In 1987 Irene de Guttry, Maria Paola Maino, and Mario Quesada founded the Archives of 20th Century Italian Applied Arts, with the goal of putting together a comprehensive collection of documentation (photographs, articles, drawings, projects, and various documents) on Italian applied arts in the 20th century (furniture, furnishings, glasswork, ceramics, graphic art, models, fashion, jewellery, theatre costumes, embroideries, etc.), a field of study that had been rather overlooked by Italian institutions. From then on, the Archives have amassed vast holdings comprising 315 folders on various artists and themes (ca. 12,000 paper documents, 212 historical documents, 3,550 b/w photos, 160 period photographs, 3,450 colour photos, 425 instant photographs, over 5,000 slides). A great deal of additional digital material, especially photographs, has been added since 2005.
The Latium Superintendence for Archives, with its deliberation dated 14 March, 2002, declared the Archives “of significant historical interest in light of the depth and breadth of the scientific research involved, which has resulted in important publications […]”. In 2002 Gabriella Tarquini took over the role of Mario Quesada, who died in 1996.
The archive’s collections were donated to the National Gallery of Modern Art, and are currently housed in the Andrea and Blanceflor Boncompagni Ludovisi Museum.
The headquarters of the Archives of 20th Century Italian Applied Arts also house a specialized library comprising full sets of Italian periodicals such as Novissima, Arte Italiana Decorativa e Industriale, L’artista moderno, Natura e Arte, and L’Illustrazione Italiana; and foreign ones including L’Art Décoratif, The Studio, and Art et Décoration. The library also holds monographs, exhibition catalogues, auction catalogues, and encyclopedias.
A significant proportion of the material held in the Archives (magazines, books, catalogues, photographs, slide, etc.) concerns the development of Art Nouveau and its leading lights in Europe, with a particular focus on Italy.
The material held in the Archives of 20th Century Italian Applied Arts documents the birth of the Art Nouveau movement, which emerged in the years straddling the 19th and 20th centuries.
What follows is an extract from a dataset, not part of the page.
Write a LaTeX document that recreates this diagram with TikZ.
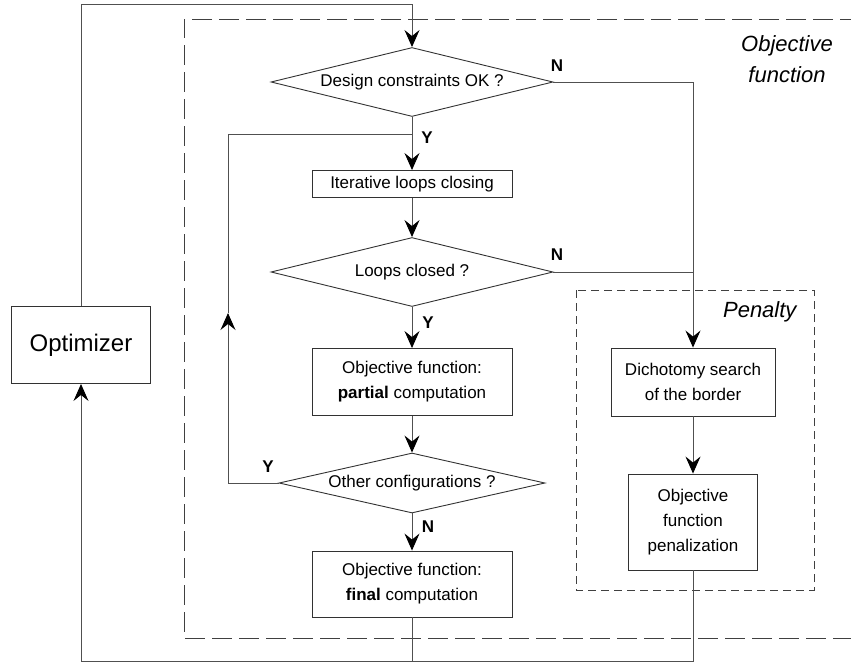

Magazines like L’Art Décoratif, The Studio, and Art et Décoration published numerous articles on the various visions of “new modern art” in Europe. Issues of Novissima, Arte Italiana Decorativa e Industriale, L’artista moderno, Natura e Arte and L’Illustrazione Italiana, instead testify to the spread of Art Nouveau in Italy starting in 1900, a few years later than in most other European countries.
The archives’ collections include various monographic and thematic folders, some of which deal with Art Nouveau works. The leading artists of the Art Nouveau era, and artists who embraced this approach at least temporarily, included: Giuseppe Sommaruga, Victor Horta, Eugenio Quarti, Galileo Chini, Carlo Zen, Umberto Bottazzi, Vittorio Zecchin, Alessandro Mazzucotelli, Carlo Bugatti, Duilio Cambellotti, Vittorio Valabrega, Vittorio Ducrot, Alfredo Melani, Ernesto Basile, etc. In the collection’s thematic section, documents on Art Nouveau are held in the folders concerning stained-glass windows, furniture, ceramics, material, etc.